How, so many complicated solutions. How about ...

if($_SERVER['REQUEST_SCHEME']=="http" or $_SERVER['REQUEST_SCHEME']=="https"){
    // must be browser :)
}

Answer 15

// Detect CLI calls
define("IS_CLI_CALL",( strcmp(php_sapi_name(),'cli') == 0 ));

if(IS_CLI_CALL){
   //do you stuff here

}

Answer 16

Based off Silver Moon's answer above, I'm using this function for returning correct linebreaks:

/**
* Linebreak function
* @return "/n" if cli, else return <br>
*/
protected static function lb(){

    return (defined('STDIN') || php_sapi_name() === 'cli' || isset($_ENV['SHELL']) ||
    (empty($_SERVER['REMOTE_ADDR']) && !isset($_SERVER['HTTP_USER_AGENT']) && count($_SERVER['argv']) > 0) ||
    !isset($_SERVER['REQUEST_METHOD'])) ? "\n" : "<br>";

}

Answer 17

A practical hint

The official way (as told by many) is PHP_SAPI as a constant, or php_sapi_name() as a function, they both return cli when you're in a command line situation. They're right.

But!...

Consider using $_SERVER["argv"] (also $argv in most cases) which is null when you run in a browser, and an array when you've been called from command line. The advantage of this approach (or using both) is that you can simulate a terminal run in a browser, by just giving a (fake) value to the $argv / $_SERVER["argv"] variable. This comes in handy when you test on an outside server (prod, staging, etc) where you typically won't get SSH access.

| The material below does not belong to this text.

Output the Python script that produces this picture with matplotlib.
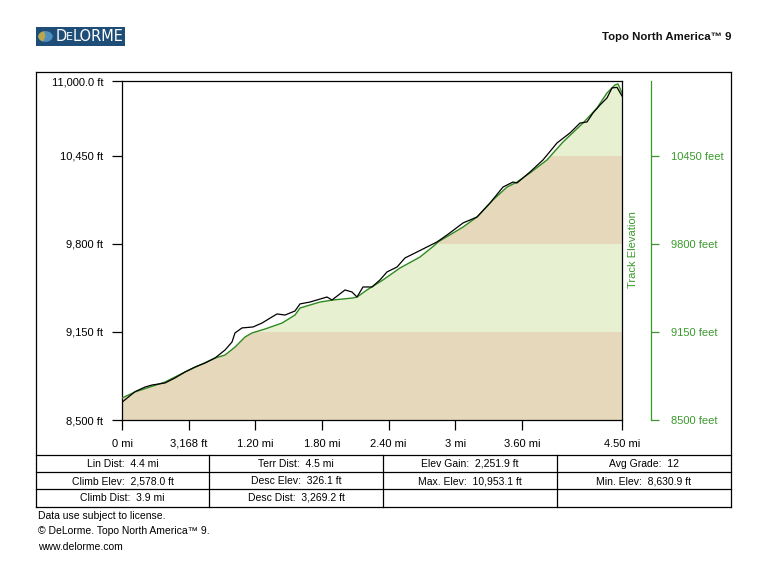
import matplotlib
matplotlib.use("Agg")
import matplotlib.pyplot as plt
from matplotlib.patches import Rectangle, Circle, Wedge
from matplotlib.lines import Line2D
import numpy as np

plt.rcParams['font.family'] = ['Liberation Sans', 'DejaVu Sans']

# ---------------- data ----------------
track_dist = [0.000, 0.117, 0.207, 0.270, 0.387, 0.477, 0.567, 0.657, 0.747, 0.837,
              0.927, 0.990, 1.017, 1.080, 1.179, 1.260, 1.350, 1.395, 1.467, 1.557,
              1.602, 1.692, 1.845, 1.890, 2.007, 2.070, 2.115, 2.169, 2.250, 2.322,
              2.385, 2.475, 2.547, 2.655, 2.745, 2.835, 2.925, 3.069, 3.195, 3.312,
              3.429, 3.519, 3.555, 3.672, 3.789, 3.915, 4.032, 4.122, 4.185, 4.239,
              4.302, 4.365, 4.410, 4.455, 4.500]
track_elev = [8631, 8709, 8743, 8758, 8773, 8810, 8854, 8891, 8920, 8957,
              9016, 9075, 9142, 9179, 9186, 9215, 9260, 9282, 9274, 9304,
              9356, 9370, 9407, 9385, 9459, 9444, 9407, 9481, 9481, 9533,
              9592, 9628, 9695, 9739, 9776, 9813, 9864, 9953, 9997, 10100,
              10218, 10255, 10248, 10329, 10418, 10543, 10617, 10690, 10698, 10764,
              10823, 10875, 10949, 10953, 10890]

terrain_dist = [0.000, 0.117, 0.387, 0.567, 0.837, 0.927, 1.017, 1.107, 1.170, 1.287,
                1.440, 1.557, 1.602, 1.782, 1.899, 2.079, 2.115, 2.205, 2.349, 2.502,
                2.682, 2.817, 2.844, 3.069, 3.195, 3.339, 3.465, 3.555, 3.672, 3.825,
                3.969, 4.149, 4.275, 4.365, 4.437, 4.464, 4.500]
terrain_elev = [8662, 8707, 8780, 8854, 8957, 8979, 9038, 9112, 9142, 9171,
                9215, 9274, 9326, 9370, 9385, 9400, 9407, 9459, 9533, 9621,
                9702, 9791, 9813, 9923, 9997, 10123, 10218, 10255, 10322, 10418,
                10550, 10690, 10801, 10912, 10971, 10978, 10912]

y_ticks = [8500, 9150, 9800, 10450, 11000]
y_labels = ["8,500 ft", "9,150 ft", "9,800 ft", "10,450 ft", "11,000.0 ft"]
x_ticks = [0, 0.6, 1.2, 1.8, 2.4, 3.0, 3.6, 4.5]
x_labels = ["0 mi", "3,168 ft", "1.20 mi", "1.80 mi", "2.40 mi", "3 mi", "3.60 mi", "4.50 mi"]
right_labels = ["8500 feet", "9150 feet", "9800 feet", "10450 feet", ""]

bands = [(8500, 9150), (9150, 9800), (9800, 10450), (10450, 11000)]
band_colors = ["#E6D8BA", "#E7F1D2", "#E6D8BA", "#E7F1D2"]

stats_rows = [
    ["Lin Dist:  4.4 mi", "Terr Dist:  4.5 mi", "Elev Gain:  2,251.9 ft", "Avg Grade:  12"],
    ["Climb Elev:  2,578.0 ft", "Desc Elev:  326.1 ft", "Max. Elev:  10,953.1 ft", "Min. Elev:  8,630.9 ft"],
    ["Climb Dist:  3.9 mi", "Desc Dist:  3,269.2 ft", "", ""],
]
footer = ["Data use subject to license.", "\u00a9 DeLorme. Topo North America\u2122 9.", "www.delorme.com"]

# ---------------- figure ----------------
W, H = 768, 572
fig = plt.figure(figsize=(W / 100, H / 100), dpi=100)
fig.patch.set_facecolor("white")

def fx(px):
    return px / W

def fy(py):
    return 1 - py / H

GREEN = "#3A9A2C"
LINE_GREEN = "#2F8A22"

ax = fig.add_axes([fx(122), fy(420), fx(622) - fx(122), fy(81) - fy(420)])
ax.set_xlim(0, 4.5)
ax.set_ylim(8500, 11000)

# fill under terrain profile with elevation bands
poly = ax.fill_between(terrain_dist, 8500, terrain_elev, color="none", lw=0)
clip_path = poly.get_paths()[0]
for (lo, hi), c in zip(bands, band_colors):
    sp = ax.axhspan(lo, hi, color=c, lw=0, zorder=1)
    sp.set_clip_path(clip_path, ax.transData)

ax.plot(terrain_dist, terrain_elev, color=LINE_GREEN, lw=1.0, zorder=3)
ax.plot(track_dist, track_elev, color="black", lw=0.9, zorder=4)

ax.set_yticks(y_ticks)
ax.set_yticklabels(y_labels)
ax.set_xticks(x_ticks)
ax.set_xticklabels([])
ax.tick_params(axis="both", direction="out", length=7.5, width=0.9, labelsize=8, colors="black")
ax.tick_params(axis="y", pad=6)
# x tick labels drawn at tick positions with a uniform baseline
xt = ax.get_xaxis_transform()
for xv, lab in zip(x_ticks, x_labels):
    ax.text(xv, (420 - 444) / 339, lab, transform=xt, ha="center", va="center",
            fontsize=8, clip_on=False)
for s in ax.spines.values():
    s.set_linewidth(0.9)
    s.set_color("black")

# right "Track Elevation" axis
ax2 = ax.twinx()
ax2.set_ylim(8500, 11000)
ax2.spines["right"].set_position(("outward", 21))
ax2.spines["right"].set_color(GREEN)
ax2.spines["right"].set_linewidth(0.9)
for k in ["left", "top", "bottom"]:
    ax2.spines[k].set_visible(False)
ax2.set_yticks(y_ticks)
ax2.set_yticklabels(right_labels)
ax2.tick_params(axis="y", direction="out", length=6, width=0.9, colors=GREEN, labelsize=8, pad=8)
ax2.yaxis.get_major_ticks()[-1].tick2line.set_visible(False)
fig.text(fx(633), fy(250), "Track Elevation", rotation=90, color=GREEN, fontsize=8,
         ha="center", va="center")

# outer frame and table
def hline(y, x0, x1):
    fig.add_artist(Line2D([fx(x0), fx(x1)], [fy(y), fy(y)], color="black", lw=0.9))

def vline(x, y0, y1):
    fig.add_artist(Line2D([fx(x), fx(x)], [fy(y0), fy(y1)], color="black", lw=0.9))

hline(72, 36, 731)
hline(455, 36, 731)
hline(472, 36, 731)
hline(489, 36, 731)
hline(507, 36, 731)
vline(36, 72, 507)
vline(731, 72, 507)
col_edges = [36, 209, 383, 557, 731]
for cx in col_edges[1:-1]:
    vline(cx, 455, 507)
row_centers = [464, 481, 498]
for r, row in enumerate(stats_rows):
    for c, txt in enumerate(row):
        if txt:
            fig.text(fx((col_edges[c] + col_edges[c + 1]) / 2), fy(row_centers[r]), txt,
                     ha="center", va="center", fontsize=7.5)

for i, t in enumerate(footer):
    fig.text(fx(38), fy(516 + i * 15.5), t, ha="left", va="center", fontsize=7.5)

# header
fig.text(fx(731), fy(37), "Topo North America\u2122 9", ha="right", va="center",
         fontsize=8.2, fontweight="bold", color="#111111")

# logo
fig.add_artist(Rectangle((fx(36), fy(46)), fx(125) - fx(36), fy(27) - fy(46),
                         transform=fig.transFigure, facecolor="#1E4D78", edgecolor="none"))
fig.add_artist(Circle((fx(45.5), fy(36.5)), fx(7.2), transform=fig.transFigure,
                      facecolor="#4F8FC0", edgecolor="none"))
fig.add_artist(Wedge((fx(45.5), fy(36.5)), fx(7.2), 100, 250, transform=fig.transFigure,
                     facecolor="#B9A748", edgecolor="none"))
fig.text(fx(55.5), fy(36.5), "D", color="white", fontsize=10.5, ha="left", va="center",
         family="DejaVu Sans")
fig.text(fx(66), fy(37.5), "E", color="white", fontsize=8, ha="left", va="center",
         family="DejaVu Sans")
fig.text(fx(72.5), fy(36.5), "LORME", color="white", fontsize=10.5, ha="left", va="center",
         family="DejaVu Sans")

fig.savefig("out.png", dpi=100, facecolor="white")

The best way to do this is keeping in mind whether you may or may not need a CLI simulation, and use both $argv and PHP_SAPI to coordinate this - e.g. you may need to output an extra <pre> tag beforehand if PHP_SAPI is not "cli" but $argv has a value.

Answer 18

My preferred method:

if (array_key_exists('SHELL', $_ENV)) {
  echo "Console invocation";
}
else {
  echo "HTTP invocation";
}

Answer 19

I'd try:

echo exec('whoami');

Usually webservers are run under a different username, so that should be telling.